Às vezes tenho vontade de abandonar tudo, tenho mesmo. Não me importa o quanto valioso seja ou o quanto hei de me arrepender, abandono e pronto!  Acho que dessa vez enfiei-me num lugar bem diferente, bem canibal; acho até que estou num mato cheio de onças de jaleco, lendo seus livros prediletos: Lehninger... Não, pessoas não podem ser assim. Eu fico olhando as onças que do nada falam alemão: “Den Mund halten”, eu penso. Nossa, pessoas não podem ser assim. Eu sou doente? Acho que sim, mas tem gente mais louca do que eu nesse mundo. E como tem...! Eu tenho, mas não quero ler o Lehninger.

terça-feira, 8 de junho de 2010

Perpétua

Tem pólvora nas cortinas e sêmen escorrendo pelas paredes. O corpo entrega-se, perpetua-se na correnteza de lábios, é o instinto, o canibalismo excêntrico, a profundeza de um poço com lodo em suas bordas... Eu gosto de escorregar, de patinar sobre o gelo fino, de rolar sobre aquelas folhas caídas que um dia você irá me mostrar. O sabor da língua desconhecida ao som das cervejas e o cruzar dos braços sobre o pescoço é bom, porém falso. E isso nos magoa não é? São corpos que tento te encontrar, são bocas que tento encontrar o seu encaixe perfeito; são nossos fracassos constantes, e isso é demais pra nós dois, serve apenas para nos afirmar cada vez mais e mais. E pra que? Quero a sua particularidade, como creio que você também queira a minha... Sua imagem moldada com esquadros em minha cabeça é o que anda me satisfazendo, acariciando o que um dia foi tão arredio e machista. A sensação do dia do toque, do estalar dos seus lábios se faz intenso em mim, o assobio das suas palavras reais, o seu canto sulista, suas reverberações e seu espirro freqüente. Quero isso pra mim! O vazio não nos cabe, não fala a nossa língua, queremos mesmo é ir à procura do encontro, atravessar estados, entender sotaques e poesias pingadas no nosso próprio chão... E nesse chão é onde eu quero me despir, ficar variavelmente nu de certos conceitos e práticas. Entrega. Talvez a palavra seja essa, seja límpida como a cachoeira que percorre por entre as quimeras das suas imperfeições, é onde quero fazer minhas acrobacias, dar meu melhor mergulho e ir tão fundo em ti que meu afogamento contextualiza-nos. E isso não é acidental, é previsto, é revisando, não é homicídio, e sim o suicídio construído com pedras talhadas, com cristais romboédricos; no âmago, no cerne das conjunturas da sua visão enviesada por uma janela qualquer... E isso perpetua em nós... O encontro.

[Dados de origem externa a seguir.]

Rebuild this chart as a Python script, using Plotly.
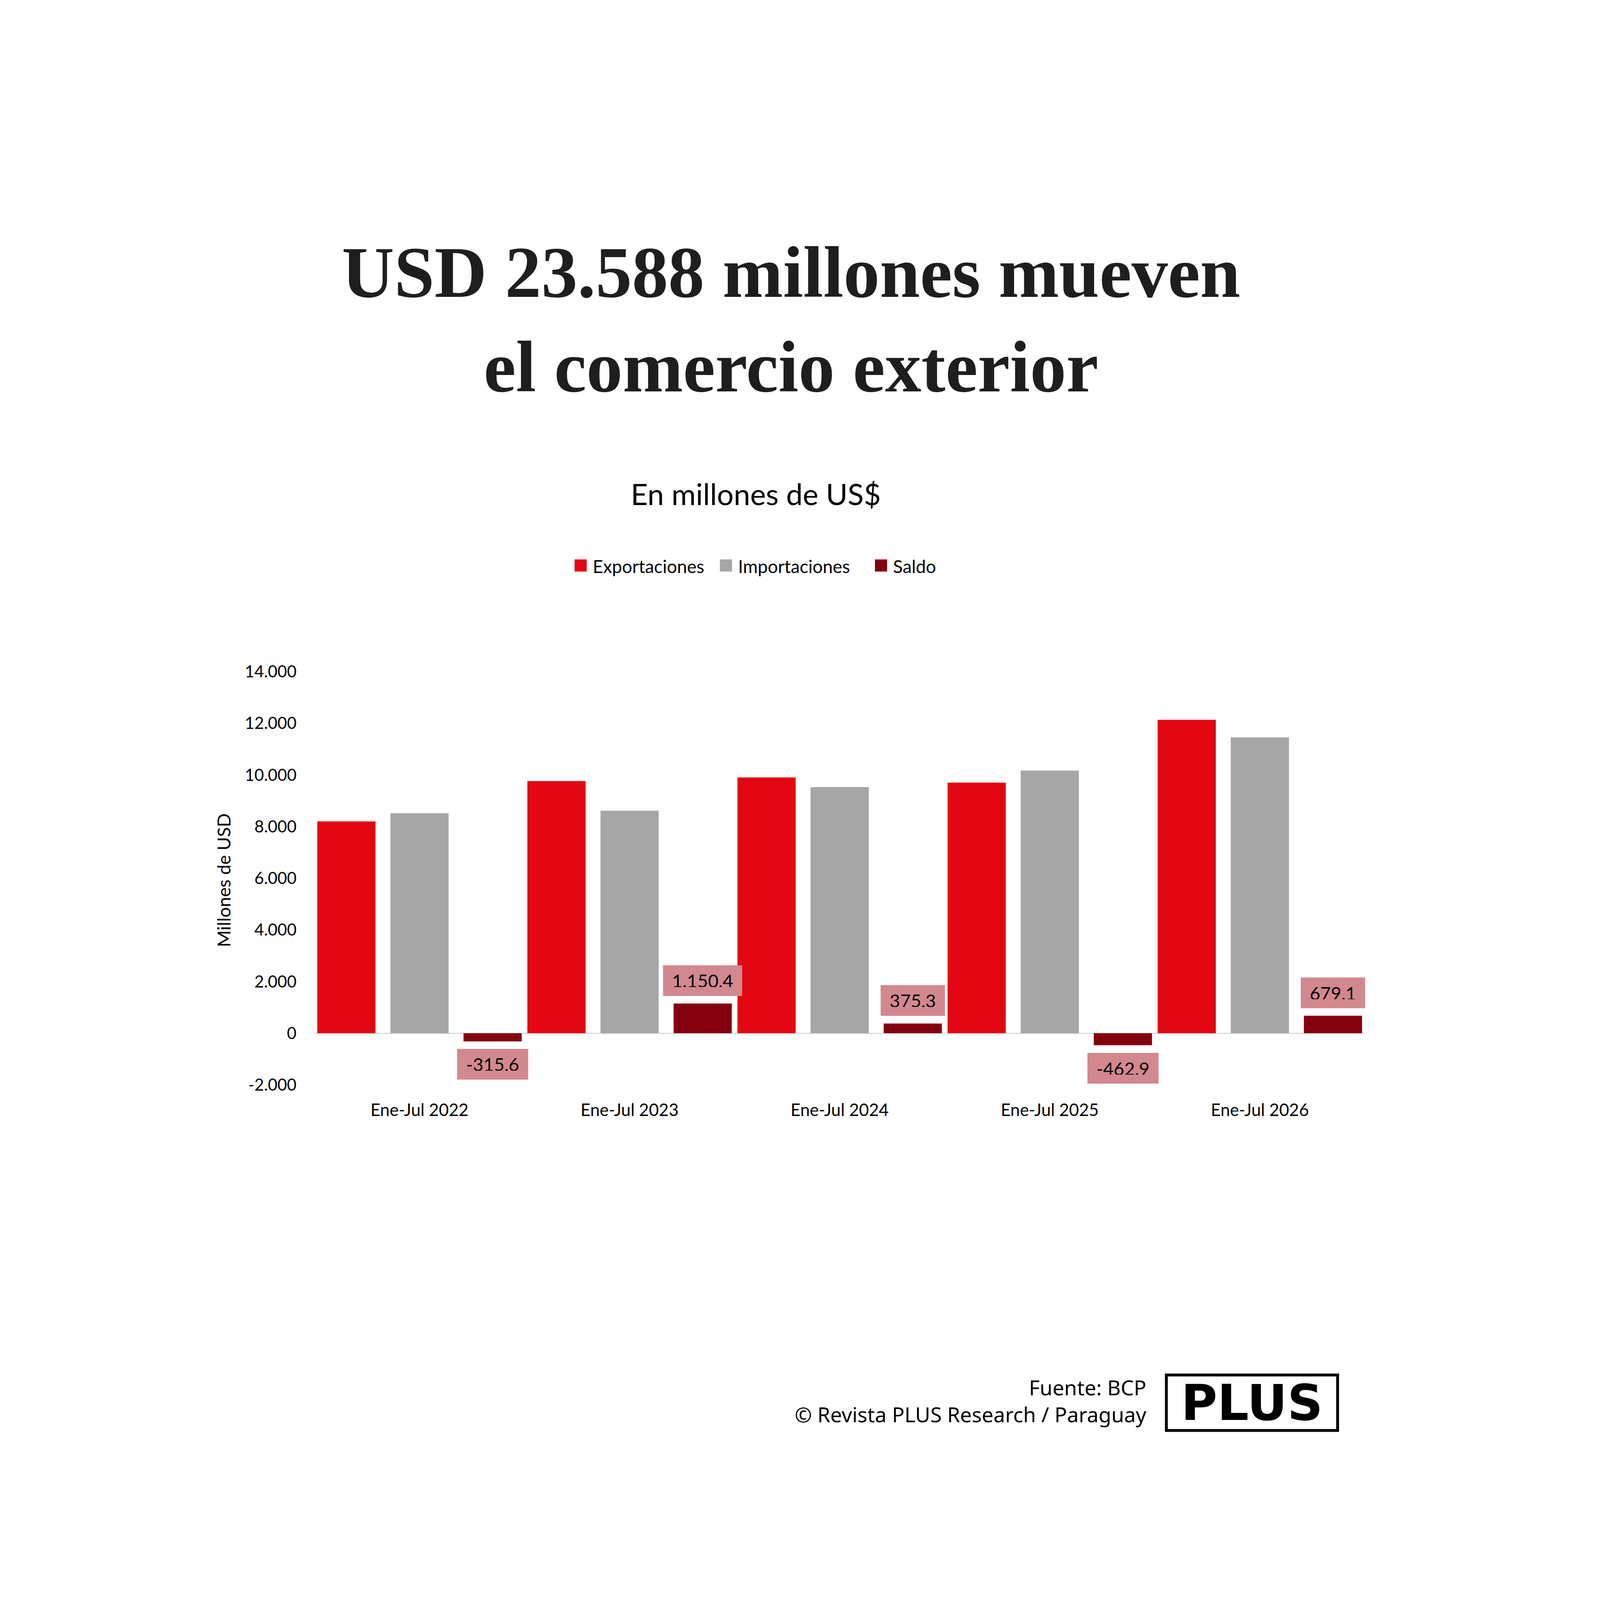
import plotly.graph_objects as go

# comercio exterior, acumulado enero-julio (millones de US$)
periodos = ["Ene-Jul 2022", "Ene-Jul 2023", "Ene-Jul 2024", "Ene-Jul 2025", "Ene-Jul 2026"]
exportaciones = [8200.0, 9763.0, 9903.0, 9703.0, 12133.6]
importaciones = [8515.6, 8612.6, 9527.7, 10165.9, 11454.5]
saldo = [-315.6, 1150.4, 375.3, -462.9, 679.1]

series = ["Exportaciones", "Importaciones", "Saldo"]
colores = ["#E30613", "#A6A6A6", "#85000F"]

y_tickvals = [-2000, 0, 2000, 4000, 6000, 8000, 10000, 12000, 14000]
y_ticktext = ["-2.000", "0", "2.000", "4.000", "6.000", "8.000", "10.000", "12.000", "14.000"]

W, H = 4500, 5625
FUENTE = "Lato"


def fmt_es(v):
    # 1,150.4 -> 1.150,4
    s = f"{v:,.1f}"
    return s.replace(",", "#").replace(".", ",").replace("#", ".")


def px(x, y):
    return x / W, 1 - y / H


fig = go.Figure()

ancho = 0.277
sep = 0.348
for nombre, valores, color, desp in zip(series, [exportaciones, importaciones, saldo], colores, [-sep, 0, sep]):
    fig.add_trace(go.Bar(
        x=periodos, y=valores, name=nombre,
        marker=dict(color=color, line=dict(width=0)),
        width=ancho, offset=desp - ancho / 2,
        showlegend=False,
    ))

# etiquetas del saldo
for i, v in enumerate(saldo):
    pos = v >= 0
    fig.add_annotation(
        x=i + sep, y=v, xref="x", yref="y", text=fmt_es(v), showarrow=False,
        xanchor="center",
        yanchor="bottom" if pos else "top", yshift=26 if pos else -26,
        bgcolor="#D3888F", borderpad=31, height=45,
        font=dict(family=FUENTE, size=64, color="#000000"),
    )


def texto(x, y, t, fuente, **kw):
    ax_, ay_ = px(x, y)
    opts = dict(xanchor="center", yanchor="middle")
    opts.update(kw)
    fig.add_annotation(x=ax_, y=ay_, xref="paper", yref="paper", showarrow=False,
                       text=t, font=fuente, **opts)


# titulo y subtitulo
texto(2218, 1100, "USD 23.588 millones mueven<br>el comercio exterior",
      dict(family="Liberation Serif", size=255, color="#1E1E1E", weight="bold"))
texto(2094, 1720, "En millones de US$", dict(family=FUENTE, size=104, color="#000000"))

# leyenda
for nombre, color, lx in zip(series, colores, [1450, 1961, 2506]):
    texto(lx, 1968, f'<span style="color:{color};font-size:88px">■</span> {nombre}',
          dict(family=FUENTE, size=63, color="#000000"), xanchor="left")

# titulo eje y
texto(223, 3096, "Millones de USD", dict(family=FUENTE, size=64, color="#000000"), textangle=-90)

# pie
texto(3470, 4948, "Fuente: BCP<br>© Revista PLUS Research / Paraguay",
      dict(family="Noto Sans", size=73, color="#000000"), xanchor="right", align="right")

texto(3839, 4955, "PLUS", dict(family="DejaVu Sans", size=174, color="#000000", weight="bold"),
      width=560, height=153, bordercolor="#000000", borderwidth=10, borderpad=16)

fig.update_layout(
    width=W, height=H,
    margin=dict(l=0, r=0, t=0, b=0),
    paper_bgcolor="#FFFFFF", plot_bgcolor="#FFFFFF",
    barmode="overlay",
    xaxis=dict(
        type="category", range=[-0.5, 4.5],
        domain=[543 / W, 4236 / W],
        showgrid=False, zeroline=False, showline=False, ticks="",
        tickfont=dict(family=FUENTE, size=60, color="#000000"),
        ticklabelstandoff=48,
    ),
    yaxis=dict(
        range=[-2000, 14000],
        domain=[1 - 3824 / H, 1 - 2353 / H],
        tickvals=y_tickvals, ticktext=y_ticktext,
        showgrid=False, showline=False, ticks="",
        zeroline=True, zerolinecolor="#D9D9D9", zerolinewidth=4,
        tickfont=dict(family=FUENTE, size=58, color="#000000"),
        ticklabelstandoff=62,
    ),
)

# la ventana real puede ser menor que 4500x5625: escalar la figura entera para que quepa
ajuste = """
var gd = document.getElementById('{plot_id}');
document.body.style.margin = '0';
document.body.style.overflow = 'hidden';
var s = Math.min(window.innerWidth / 4500, window.innerHeight / 5625, 1);
var dx = (window.innerWidth - 4500 * s) / 2;
gd.style.transformOrigin = '0 0';
gd.style.transform = 'translate(' + dx + 'px, 0px) scale(' + s + ')';
"""

fig.write_html("out.html", post_script=ajuste)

quinta-feira, 3 de junho de 2010

Alvará de soltura

Dentro do ar existem vozes, voando, vagando notas desconhecidas. Talvez nem sejam tão desconhecidas assim, apenas esquecidas tamanha à vontade por uma única. Todas as outras soam baixas e imperceptíveis pra mim, e isso não é auto-suficiência, pois pra isso eu deveria ser sozinho e isso não sou. Tenho o zumbido que caminha ao meu lado configurando suas canções antropofágicas, e isso me faz esquecer do mundo e o mundo não é nada se não existe tais corpos-cancionais... Essas são as cordas que quero pestanejar, fazer o acorde saudoso da gaita e dos abraços no luzir da lua cheia. E essa canção me salva da selvageria, me salva da correria de uma cidade tão grande como meu umbigo. Escutar tal voz me faz querer dar passos um após outro, e assim me fazer correr tão decidido ao seu encontro.